I recently read an article about a course taught at Harvard that declared —“this course will change your life.”  The article was called, “Why Are Hundreds of Harvard Students Studying Ancient Chinese Philosophy?” (1) The course on Chinese philosophy had to be moved to the largest lecture hall to accommodate all the students.  Many of the students had their entire lives planned for them leading up to coming to Harvard, as well as programs of study, and even their future professions. It is referred to as their career path and is calculated to provide the optimal outcome.

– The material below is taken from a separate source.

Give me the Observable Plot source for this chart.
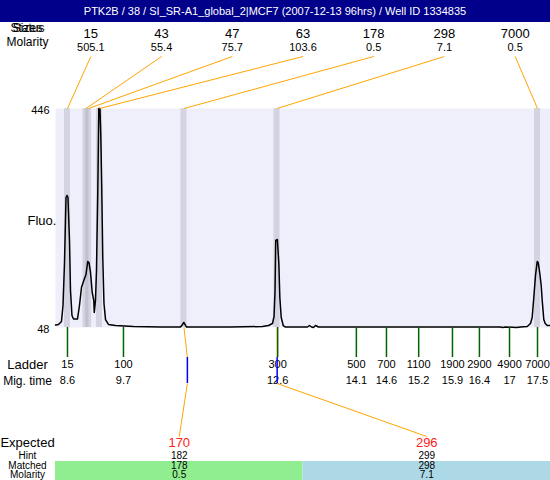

There is an underlying perception that to achieve your goals you must rationally control each step of the way.  But some part of them realizes that something is missing. This course introduced them to a new way of living, problem solving and making decisions. Living each moment spontaneously and open to what guides us and moves us as life unfolds. This can then inform how we approach everything from how businesses are run to how we are in our relationships.

One of the main ideas of eastern philosophy is that we are this amazing combination of body, heart and mind. These three aspects make us who we are. This is our true essence. There is a wisdom and a way of living that understands this wholeness — our body and our heart is our mind.

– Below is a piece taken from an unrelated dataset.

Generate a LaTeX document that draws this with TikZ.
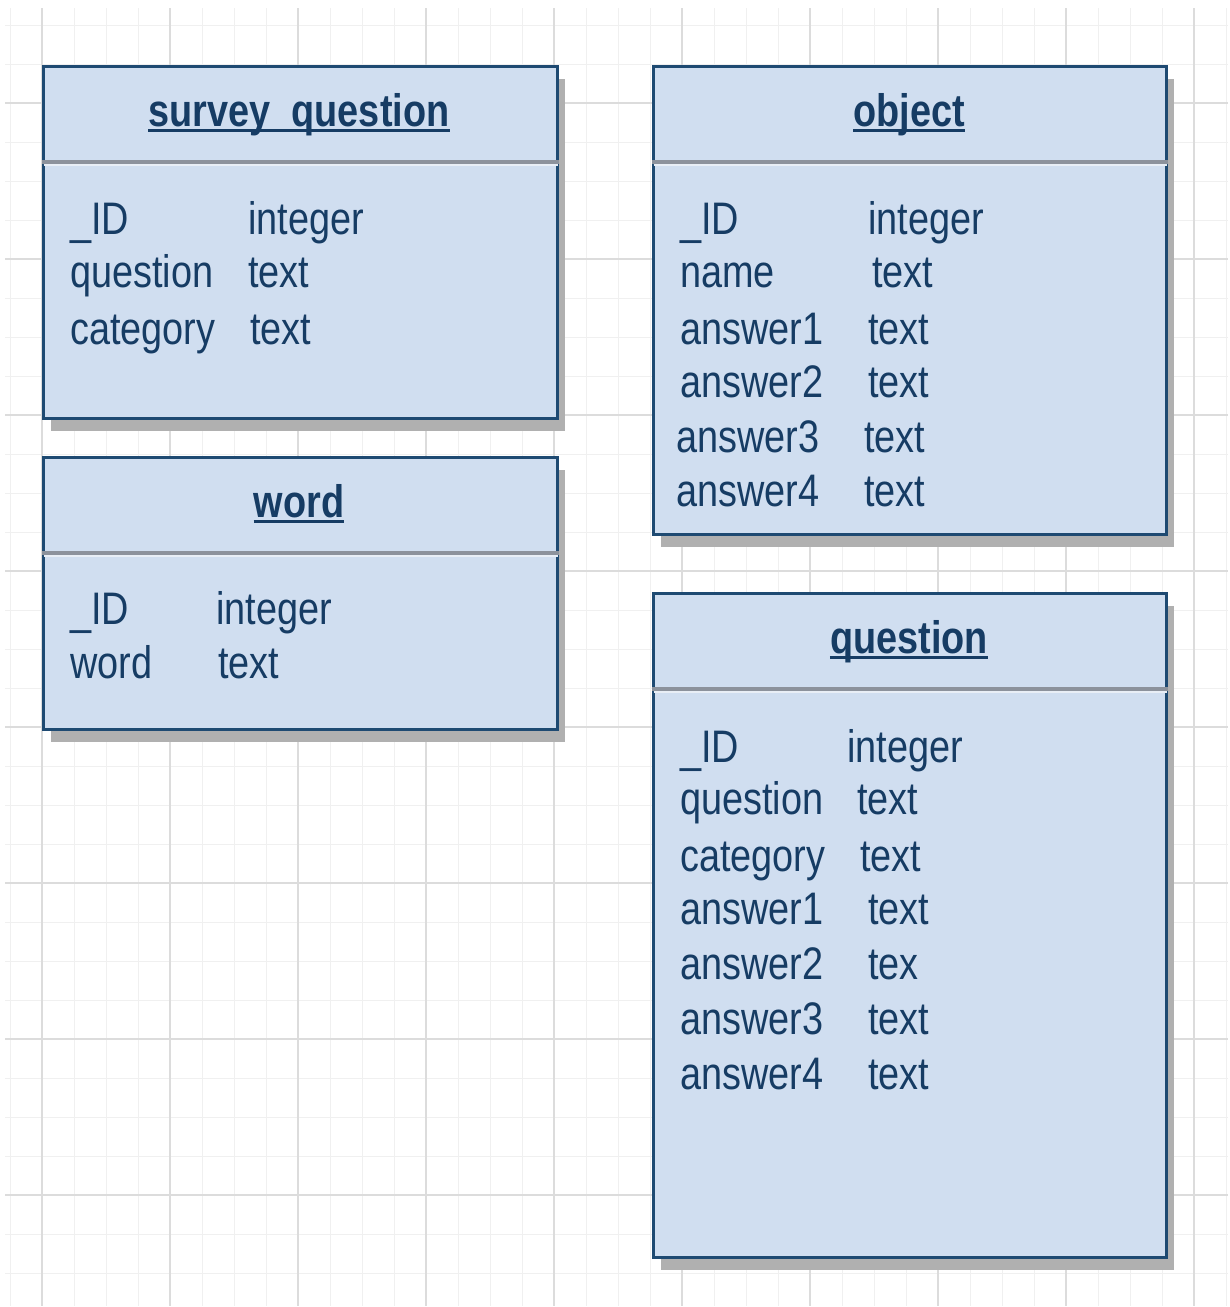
\documentclass[tikz,border=0pt]{standalone}
\usepackage{fontspec}
\setmainfont{Liberation Sans}
\newfontfamily\tblfont[FakeStretch=0.83]{Liberation Sans}
\usetikzlibrary{shadows}
\definecolor{boxfill}{RGB}{208,222,240}
\definecolor{boxline}{RGB}{30,74,114}
\definecolor{txtcol}{RGB}{22,60,100}
\definecolor{sepgray}{RGB}{140,146,156}
\definecolor{seplight}{RGB}{232,238,246}
\definecolor{shadowgray}{RGB}{176,176,176}
\definecolor{gridminor}{RGB}{240,240,240}
\definecolor{gridmajor}{RGB}{220,220,220}
\tikzset{
  tbl/.style={draw=boxline, line width=3pt, fill=boxfill, anchor=north west, inner sep=0pt,
    drop shadow={shadow xshift=7pt, shadow yshift=-12pt, fill=shadowgray, opacity=1}},
  title/.style={anchor=base, inner sep=0pt, text=txtcol, font=\tblfont\fontsize{45.6}{50}\selectfont\bfseries},
  fld/.style={anchor=mid west, inner sep=0pt, yshift=-12pt, text=txtcol, font=\tblfont\fontsize{45.6}{50}\selectfont},
  uline/.style={draw=txtcol, line width=3pt},
  sepline/.style={draw=sepgray, line width=3.5pt},
  seplt/.style={draw=seplight, line width=1.5pt}
}
\begin{document}
\begin{tikzpicture}[x=1pt,y=-1pt]
\useasboundingbox (0,0) rectangle (1230,1307);
\fill[white] (0,0) rectangle (1230,1307);
% grid
\foreach \x in {10,42,...,1226} \draw[gridminor, line width=1pt] (\x,8) -- (\x,1306);
\foreach \y in {25,64,...,1300} \draw[gridminor, line width=1pt] (5,\y) -- (1228,\y);
\foreach \x in {42,170,...,1194} \draw[gridmajor, line width=1.2pt] (\x,8) -- (\x,1306);
\foreach \y in {103,259,...,1200} \draw[gridmajor, line width=1.2pt] (5,\y) -- (1228,\y);

% survey_question
\node[tbl, minimum width=514pt, minimum height=352pt] (sq) at (42,65) {};
\draw[sepline] ([yshift=-97pt]sq.north west) -- ([yshift=-97pt]sq.north east);
\draw[seplt] ([yshift=-100pt,xshift=1.5pt]sq.north west) -- ([yshift=-100pt,xshift=-1.5pt]sq.north east);
\node[title] (sqt) at (299,126) {survey\_question};
\draw[uline] ([yshift=-4pt]sqt.base west) -- ([yshift=-4pt]sqt.base east);
\node[fld] (sqf1) at (70,220) {\_ID};
\node[fld] (sqt1) at (248,220) {integer};
\node[fld] (sqf2) at (70,273) {question};
\node[fld] (sqt2) at (248,273) {text};
\node[fld] (sqf3) at (70,330) {category};
\node[fld] (sqt3) at (250,330) {text};

% word
\node[tbl, minimum width=514pt, minimum height=272pt] (wd) at (42,456) {};
\draw[sepline] ([yshift=-97pt]wd.north west) -- ([yshift=-97pt]wd.north east);
\draw[seplt] ([yshift=-100pt,xshift=1.5pt]wd.north west) -- ([yshift=-100pt,xshift=-1.5pt]wd.north east);
\node[title] (wdt) at (299,517) {word};
\draw[uline] ([yshift=-4pt]wdt.base west) -- ([yshift=-4pt]wdt.base east);
\node[fld] (wdf1) at (70,610) {\_ID};
\node[fld] (wdt1) at (216,610) {integer};
\node[fld] (wdf2) at (70,664) {word};
\node[fld] (wdt2) at (218,664) {text};

% object
\node[tbl, minimum width=513pt, minimum height=468pt] (ob) at (652,65) {};
\draw[sepline] ([yshift=-97pt]ob.north west) -- ([yshift=-97pt]ob.north east);
\draw[seplt] ([yshift=-100pt,xshift=1.5pt]ob.north west) -- ([yshift=-100pt,xshift=-1.5pt]ob.north east);
\node[title] (obt) at (909,126) {object};
\draw[uline] ([yshift=-4pt]obt.base west) -- ([yshift=-4pt]obt.base east);
\node[fld] (obf1) at (680,220) {\_ID};
\node[fld] (obt1) at (868,220) {integer};
\node[fld] (obf2) at (680,273) {name};
\node[fld] (obt2) at (872,273) {text};
\node[fld] (obf3) at (680,330) {answer1};
\node[fld] (obt3) at (868,330) {text};
\node[fld] (obf4) at (680,383) {answer2};
\node[fld] (obt4) at (868,383) {text};
\node[fld] (obf5) at (676,438) {answer3};
\node[fld] (obt5) at (864,438) {text};
\node[fld] (obf6) at (676,492) {answer4};
\node[fld] (obt6) at (864,492) {text};

% question
\node[tbl, minimum width=513pt, minimum height=664pt] (qu) at (652,592) {};
\draw[sepline] ([yshift=-97pt]qu.north west) -- ([yshift=-97pt]qu.north east);
\draw[seplt] ([yshift=-100pt,xshift=1.5pt]qu.north west) -- ([yshift=-100pt,xshift=-1.5pt]qu.north east);
\node[title] (qut) at (909,653) {question};
\draw[uline] ([yshift=-4pt]qut.base west) -- ([yshift=-4pt]qut.base east);
\node[fld] (quf1) at (680,748) {\_ID};
\node[fld] (qut1) at (847,748) {integer};
\node[fld] (quf2) at (680,800) {question};
\node[fld] (qut2) at (857,800) {text};
\node[fld] (quf3) at (680,857) {category};
\node[fld] (qut3) at (860,857) {text};
\node[fld] (quf4) at (680,910) {answer1};
\node[fld] (qut4) at (868,910) {text};
\node[fld] (quf5) at (680,965) {answer2};
\node[fld] (qut5) at (868,965) {tex};
\node[fld] (quf6) at (680,1020) {answer3};
\node[fld] (qut6) at (868,1020) {text};
\node[fld] (quf7) at (680,1075) {answer4};
\node[fld] (qut7) at (868,1075) {text};
\end{tikzpicture}
\end{document}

When we tap into this wisdom we become aware of cues and opportunities that arise as we relate and interrelate with the world and those we connect with. It allows for new possibilities that were impossible to foresee. Instead of being limited by a single approach dictated by our usual patterns, we can spontaneously adapt to situations and problems that we encounter.  In essence, we become limitless. There is no end to how we can learn and grow and what we can become.  I know, for myself, every life changing event happened because I spontaneously responded to something I could not have predicted.  Please feel free to ask me sometime how I left an IT management position in the Northwest Territories to study Thai massage in Thailand. Or, how I ended up living in Inuvik. Or, how I ended up in India and met my partner.  We truly cannot know the significance of events or actions. The smallest of these can change our lives if we are open and adaptable.

So how do we do this? It begins merely by creating space to be aware of our bodies and hearts. It brings us into the present moment.  In the present moment we are able to listen with our whole essence.  As we cultivate this, our listening becomes supercharged and we gain new insights. The smallest action can have significance. From here, we open ourselves to being guided by our inner wisdom and tapping into how we would like to respond.  But now, we have many more response options available to us. The final part involves trusting ourselves and moving forward in our actions. Mindfulness is not the end goal here. Even a deer caught in headlights is mindful and completely in the present moment. The goal is trusting ourselves, guided and aligned with our essence and interacting with those around us. We are strong, adaptable and resilient.  To achieve more with our lives, we must slow down and do less.

Taking this forward:

  1. Take some time every day to create space for “in the moment” time
  2. In that time listen with your whole essence –what intelligence opens for you from your body and your heart?
  3. Allow yourself to spontaneously respond to this guidance. This can be as simple as taking a walk with no fixed direction or route.